Vegas Strip Club Owners Challenge State Tax

By: Carlos Martinez (Courtesy of avn.com)

Posted: April 21, 2006

LAS VEGAS - The owners of eight strip clubs have asked a federal judge to throw out Nevada’s live entertainment tax, claiming it’s a violation of their First Amendment rights.

Last Tuesday, the owners of the Déjà vu Showgirls, Little Darlings, Spearmint Rhino, Olympic Garden, Sapphire, Crazy Horse Too, Treasures and Scores strip clubs filed the complaint which also seeks the return of millions already paid the clubs, according to the Las Vegas Review-Journal.

The suit names the Nevada Department of Taxation, the Nevada Tax Commission and the Nevada State Board of Examiners as defendants.

The club owners argued that the implementation of the levy has been “arbitrary and capricious” and with exemptions for various kinds of businesses except for those with adult entertainment.

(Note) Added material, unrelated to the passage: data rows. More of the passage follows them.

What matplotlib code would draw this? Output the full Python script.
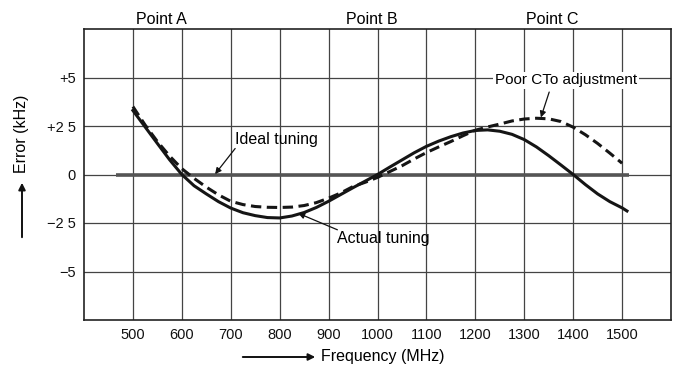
import matplotlib
matplotlib.use("Agg")
import matplotlib.pyplot as plt

plt.rcParams['font.family'] = ['Liberation Sans', 'DejaVu Sans']

# ---- data ----
freq_actual = [500, 525, 550, 575, 600, 625, 650, 675, 700, 725, 750, 775, 800, 825, 850, 875,
               900, 925, 950, 975, 1000, 1025, 1050, 1075, 1100, 1125, 1150, 1175, 1200, 1225,
               1250, 1275, 1300, 1325, 1350, 1375, 1400, 1425, 1450, 1475, 1500, 1510]
err_actual = [3.3, 2.45, 1.6, 0.76, 0.0, -0.58, -1.0, -1.4, -1.73, -1.97, -2.12, -2.22, -2.24, -2.14,
              -1.96, -1.7, -1.38, -1.03, -0.68, -0.34, 0.0, 0.38, 0.75, 1.12, 1.45, 1.72, 1.95,
              2.14, 2.27, 2.3, 2.23, 2.07, 1.8, 1.42, 0.97, 0.49, 0.0, -0.52, -1.0, -1.4, -1.72, -1.88]

freq_poor = [500, 525, 550, 575, 600, 625, 650, 675, 700, 725, 750, 775, 800, 825, 850, 875,
             900, 925, 950, 975, 1000, 1025, 1050, 1075, 1100, 1125, 1150, 1175, 1200, 1225,
             1250, 1275, 1300, 1325, 1350, 1375, 1400, 1425, 1450, 1475, 1500]
err_poor = [3.5, 2.55, 1.7, 0.95, 0.3, -0.2, -0.65, -1.05, -1.38, -1.55, -1.65, -1.69, -1.7, -1.68,
            -1.6, -1.45, -1.22, -0.95, -0.62, -0.4, -0.15, 0.15, 0.45, 0.8, 1.13, 1.42, 1.7,
            2.0, 2.28, 2.45, 2.6, 2.76, 2.86, 2.9, 2.87, 2.73, 2.44, 2.05, 1.6, 1.1, 0.58]

freq_ideal = [465, 1515]
err_ideal = [0, 0]

x_ticks = [500, 600, 700, 800, 900, 1000, 1100, 1200, 1300, 1400, 1500]
x_tick_labels = [str(v) for v in x_ticks]
y_ticks = [-5, -2.5, 0, 2.5, 5]
y_tick_labels = ['\u22125', '\u22122 5', '0', '+2 5', '+5']

point_labels = ['Point A', 'Point B', 'Point C']
point_freqs = [558, 988, 1357]

# ---- figure ----
W, H = 676, 374
fig = plt.figure(figsize=(W / 100, H / 100), dpi=100)
ax = fig.add_axes([84 / W, 1 - 320 / H, (671 - 84) / W, (320 - 29) / H])

ax.set_xlim(400, 1600)
ax.set_ylim(-7.5, 7.5)
ax.set_xticks(x_ticks)
ax.set_xticklabels(x_tick_labels, fontsize=10.5)
ax.set_yticks(y_ticks)
ax.set_yticklabels(y_tick_labels, fontsize=10.5)
ax.tick_params(length=0, pad=6, colors='#111')
ax.grid(True, color='#444', lw=0.9)
ax.set_axisbelow(True)
for s in ax.spines.values():
    s.set_linewidth(1.2)
    s.set_color('#222')

ax.plot(freq_ideal, err_ideal, color='#555', lw=2.6, solid_capstyle='butt', zorder=3)
ax.plot(freq_actual, err_actual, color='#151515', lw=2.2, zorder=4)
ax.plot(freq_poor, err_poor, color='#151515', lw=2.2, dashes=(3.4, 1.8), zorder=4)

for lab, f in zip(point_labels, point_freqs):
    ax.text(f, 8.0, lab, ha='center', va='center', fontsize=11.5, clip_on=False)

arrow = dict(arrowstyle='-|>', lw=0.9, color='#111', mutation_scale=9,
             shrinkA=0, shrinkB=0)

ax.annotate('', xy=(668, 0.02), xytext=(709, 1.34), arrowprops=arrow, zorder=5)
ax.text(709, 1.8, 'Ideal tuning', ha='left', va='center', fontsize=11.5)

ax.annotate('', xy=(838, -2.0), xytext=(918, -2.85), arrowprops=arrow, zorder=5)
ax.text(918, -3.3, 'Actual tuning', ha='left', va='center', fontsize=11.5)

ax.annotate('', xy=(1334, 2.94), xytext=(1351, 4.25), arrowprops=arrow, zorder=5)
ax.text(1240, 4.85, 'Poor CTo adjustment', ha='left', va='center', fontsize=11,
        bbox=dict(boxstyle='square,pad=0.1', fc='white', ec='none'), zorder=6)

# axis labels with arrows
fig.text(22 / W, 1 - 134 / H, 'Error (kHz)', rotation=90, ha='center', va='center',
         fontsize=11.5)
fig.add_artist(matplotlib.patches.FancyArrowPatch(
    (22 / W, 1 - 240 / H), (22 / W, 1 - 180 / H), transform=fig.transFigure,
    arrowstyle='-|>', mutation_scale=10, lw=1.4, color='#111'))

fig.text(321 / W, 1 - 357 / H, 'Frequency (MHz)', ha='left', va='center', fontsize=11.5)
fig.add_artist(matplotlib.patches.FancyArrowPatch(
    (240 / W, 1 - 357 / H), (318 / W, 1 - 357 / H), transform=fig.transFigure,
    arrowstyle='-|>', mutation_scale=10, lw=1.4, color='#111'))

fig.savefig('out.png', dpi=100, facecolor='white')
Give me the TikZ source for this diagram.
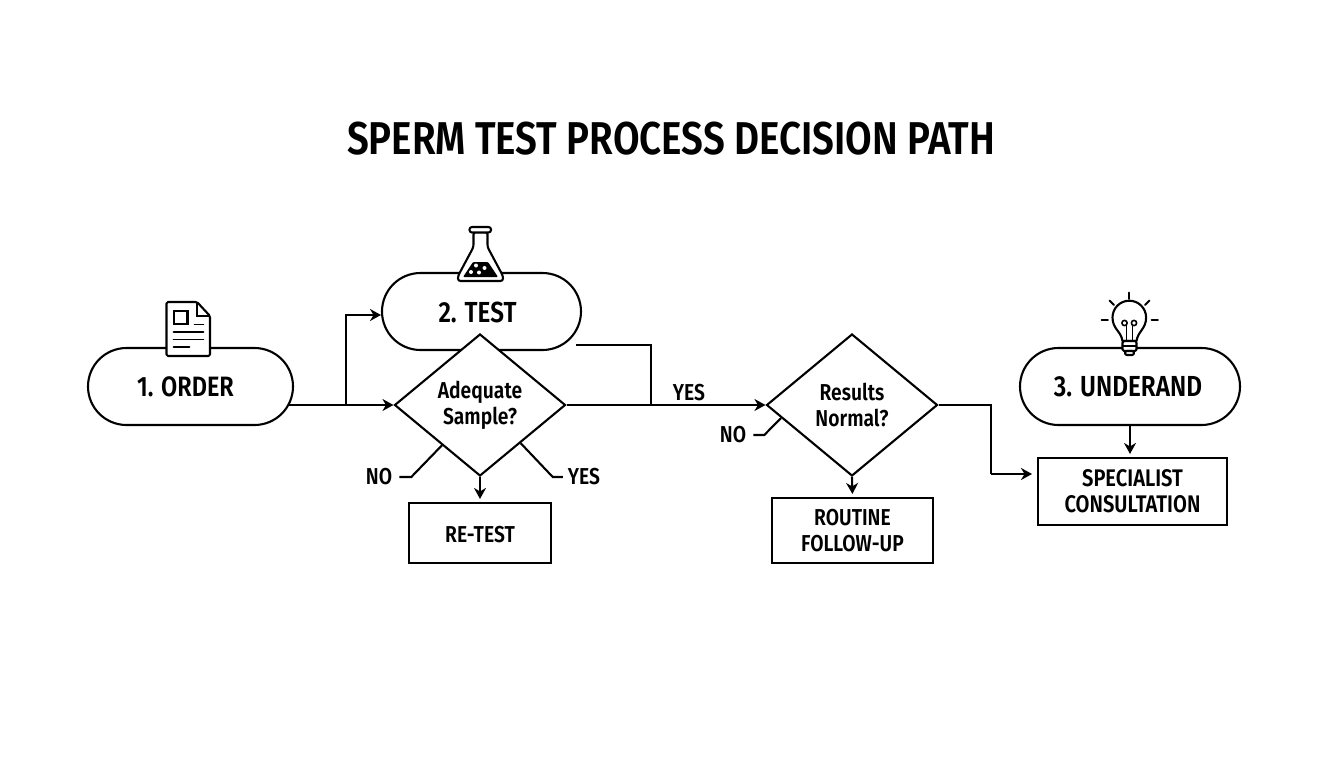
\documentclass[tikz,border=0pt]{standalone}
\usepackage{fontspec}
\setmainfont{Fira Sans}[FakeStretch=0.838,UprightFont=* SemiBold,BoldFont=* SemiBold]
\usetikzlibrary{arrows.meta,calc,shapes.geometric,shapes.misc}
\newcommand{\fsz}[1]{\fontsize{#1}{26}\selectfont}
\tikzset{
    conn/.style={line width=2.1pt},
    arr/.style={conn, -{Stealth[length=11pt,width=12pt,inset=3.5pt]}},
    pill/.style={draw, line width=2.1pt, fill=white, rounded rectangle, minimum height=77pt, inner sep=0pt, font=\fsz{29}},
    choice/.style={draw, line width=2.1pt, fill=white, diamond, aspect=1.2, minimum width=171pt, minimum height=142pt, inner sep=0pt, align=center, font=\fsz{23}},
    outcome/.style={draw, line width=2.1pt, fill=white, rectangle, inner sep=0pt, align=center, font=\fsz{23}},
    branch/.style={inner sep=0pt, font=\fsz{23}},
    icon/.style={line width=2.1pt, fill=white, line join=round},
    iconline/.style={line width=1.8pt, line cap=round}
}
\begin{document}
\begin{tikzpicture}[x=1pt,y=-1pt]
    \useasboundingbox (0,0) rectangle (1344,768);
    \node [inner sep=0pt, font=\fsz{46}] (title) at (671,139) {SPERM TEST PROCESS DECISION PATH};

    % start/end stages
    \node [pill, minimum width=205pt, font=\fsz{28}] (order) at (190.5,386.5) {1. ORDER\kern10pt};
    \node [pill, minimum width=199pt, text height=23pt] (test) at (481.5,311.5) {2. TEST\kern8pt};
    \node [pill, minimum width=220pt] (underand) at (1130,386.5) {3. UNDERAND\kern4pt};

    % decisions
    \node [choice] (adequate) at (480,405) {Adequate\\Sample?};
    \node [choice] (normal) at (852,405) {Results\\Normal?};

    % outcomes
    \node [outcome, minimum width=142pt, minimum height=60pt, text height=19pt] (retest) at (480,533) {RE-TEST};
    \node [outcome, minimum width=161pt, minimum height=65pt] (routine) at (852.5,530.5) {ROUTINE\\FOLLOW-UP};
    \node [outcome, minimum width=189pt, minimum height=67pt, font=\fsz{24}] (specialist) at (1132.5,491.5) {SPECIALIST\\CONSULTATION};

    % branch labels
    \node [branch] (noa) at (379,477) {NO};
    \node [branch] (yesa) at (584,477) {YES};
    \node [branch] (yesb) at (689,393) {YES};
    \node [branch] (nob) at (733,435) {NO};

    % connector corners
    \coordinate (orderout) at (288,405);
    \coordinate (fork) at (346,405);
    \coordinate (testin) at (381,315);
    \coordinate (testout) at (576,345);
    \coordinate (testdrop) at (651,345);
    \coordinate (merge) at (651,405);
    \coordinate (kneea) at (991,405);
    \coordinate (kneeb) at (991,474);
    \coordinate (specin) at (1032,474);

    \draw [arr] (orderout) -- (adequate.west);
    \draw [arr] (fork) |- (testin);
    \draw [conn] (testout) -- (testdrop) -- (merge);
    \draw [arr] (adequate.east) -- (normal.west);
    \draw [arr, shorten >=3pt] (adequate.south) -- (retest.north);
    \draw [arr, shorten >=3pt] (normal.south) -- (routine.north);
    \draw [conn] (normal.east) -- (kneea) -- (kneeb);
    \draw [arr] (kneeb) -- (specin);
    \draw [arr, shorten >=3pt] (underand.south) -- (underand.south |- specialist.north);

    % leaders from the branch labels
    \draw [conn] ($(noa.east)+(7,0)$) -- ++(12,0) -- ($(adequate.west)!0.56!(adequate.south)$);
    \draw [conn] ($(yesa.west)+(-5,0)$) -- ++(-10,0) -- ($(adequate.east)!0.53!(adequate.south)$);
    \draw [conn] ($(nob.east)+(7,0)$) -- ++(11,0) -- ($(normal.west)!0.18!(normal.south)$);

    % order icon
    \draw [icon, rounded corners=1.5pt] (166.5,302) -- (197,302) -- (210,316) -- (210,356) -- (166.5,356) -- cycle;
    \draw [conn] (197,302) -- (197,316) -- (210,316);
    \draw [conn] (174,311) rectangle (187.5,324);
    \draw [iconline] (194.5,324.5) -- (203.5,324.5);
    \foreach \y in {332,339.5} {
        \draw [iconline] (173.5,\y) -- (203.5,\y);
    }
    \draw [iconline] (173.5,347) -- (189.5,347);

    % flask icon
    \draw [icon, rounded corners=2.5pt] (473.5,232) -- (473.5,247) -- (458,276) -- (458,281) -- (503,281) -- (503,276) -- (487.5,247) -- (487.5,232) -- cycle;
    \draw [icon, rounded corners=2.5pt] (469.5,227) rectangle (491,232.5);
    \fill [rounded corners=1pt] (473,262) -- (488,262) -- (498,277) -- (463,277) -- cycle;
    \foreach \x/\y in {476/265.5,484.5/268,471/272,479/272.5} {
        \fill [white] (\x,\y) circle [radius=2];
    }

    % bulb icon
    \draw [icon] (1122.5,341) .. controls (1121,331) and (1112.5,329) .. (1112.5,317.5) arc [start angle=180, end angle=360, radius=16.8] .. controls (1146.1,329) and (1138,331) .. (1136.5,341) -- cycle;
    \draw [icon, rounded corners=1.5pt] (1122.5,341) rectangle (1136.5,351);
    \draw [icon, rounded corners=2pt] (1125,351) rectangle (1134,355);
    \draw [iconline] (1122.5,346) -- (1136.5,346);
    \foreach \x in {1124.5,1134} {
        \draw [line width=1.6pt] (\x,323) circle [radius=2.6];
    }
    \draw [iconline] (1126.5,325) -- (1126.5,340);
    \draw [iconline] (1132.5,325) -- (1132.5,340);
    \draw [iconline] (1129.3,292.5) -- (1129.3,299);
    \draw [iconline] (1101.5,320) -- (1108,320);
    \draw [iconline] (1151.5,320) -- (1158,320);
    \draw [iconline] (1109.5,300.5) -- (1114,305);
    \draw [iconline] (1149.5,300.5) -- (1145,305);
\end{tikzpicture}
\end{document}
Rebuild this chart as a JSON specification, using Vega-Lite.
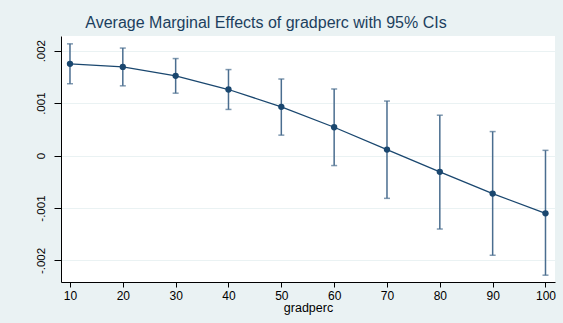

The tax on live entertainment, approved in 2003 and adjusted in 2005, requires strip club owners to pay up to 10 percent of ticket sales or admission fees to the state. That means up to $150,000 a month for Pete Eliades’ Olympic Garden and the Sapphire Club which he co-owns.

Eliades complained that the state tax targets adult businesses while others which provide live entertainment are given exemptions.

But state Sen. Dina Titus, a Las Vegas Democrat who helped push the legislation, said she was confident the tax could overcome this latest legal challenge.

She said the tax is needed because strip clubs don’t generally pay payroll taxes or pay for workers’ compensation insurance, since strippers are independent contractors who also don’t receive health insurance. She argued such businesses are also a drain on social services and police.

But Allen Lichtenstein, general counsel for the American Civil Liberties Union, which has joined the strip clubs in fighting the levy, said the tax is illegal because it singles out the clubs.

He noted that the U.S. Supreme Court has ruled that First Amendment businesses like strip clubs can’t be singled out for special taxes.